As I grew older things inevitably changed, school became college and then university, and priorities and thought concepts evolved to those of a young man. Dixter became the rather complicated place to reach after a night out with friends. A base for the university holidays where I could relax after long summer job hours. It was the start and finish point of an early morning or evening summer run with Aaron or a quiet late night walk around the gardens with my girlfriend, holding on to her as she wasn’t familiar to the stones and walkways and openings in the dark. It was a chat with Christopher in the Yeomans Hall in which he said I should call him Christo rather than Mr Lloyd, pulled me up on indecisive chains of thought, or perhaps firmly guided me back to more assured ways of terming them. And wandering back through the gardens to the cottage not knowing it was he that had really put the idea of going to India in my head until a couple of months after I had touched down in New Delhi.

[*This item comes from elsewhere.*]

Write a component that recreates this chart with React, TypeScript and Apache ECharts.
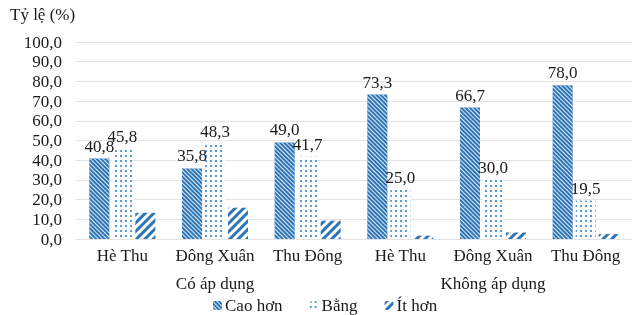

I’d describe the party held at Dixter for Christo’s death as one of the most impacting and beautiful things I’ve ever been a part of. My sister Alice and I made a pact beforehand that despite sadness we would make it a party as it was intended. We both drank a good amount of wine, and sat in the fireplace in the Great Hall as the smoke rose up the giant chimney and out into the daylight. We absorbed the eclectic good natured scene provided by his friends, felt the line between sadness and happiness blur and let the emotions mix. Sitting on the york stone ledge looking out onto the topiary lawn we shared a cigarette. It was the brightest of days and the first of the year with real warmth in it. Being near to one another, we didn’t need to speak too much about Christo’s death. Ours was a mourning of familiarity, and in some ways of a figure of security. But the feelings we quelled were far more than just that. Spending such a chunk of our young lives, not only with Christo as a neighbour, but in his very environment, I am sure that things we may never have discussed with him due to our adolescence, had somehow been transcendentally inherited by us. I like to think of it as though every affectation he had on the micro world that is Dixter reached us in some way whether it be a hello, his dogs barking at the gate, the vibrancy of a new season of colour or my father recounting what he had said after returning when the alarm had sounded on a windy night. Sitting there, I hoped that the sentiment of whatever that concoction of sadness, happiness and wholesomeness was that I felt, had been passed back to him in the only partly worded manner that it had reached me.

*   *   *

Since returning in January, I have been living back at Dixter and working here, where huge efforts are going into maintaining the place for its historical importance, horticultural benefit, and fundamentally for future generations of people to enjoy. I said at the beginning that I didn’t know the direction of this piece of writing. I think it has emerged as something relatively simple. It is really only an expression of the appreciation of my life, and the people and beauty and spirit that have comprised to make my home home. I intend to go to Spain to live and work whilst learning the language in the near future. It holds a degree of uncertainty, although overcoming it is not as hard as one may think, nor is leaving Dixter, in fact I’m certain that all those facets that were woven into my youthful foundations here are the reason that I can. And writing this as the sun rises above the oasts and its rays flood through the cottage window, I feel sure that I’ll be back here again.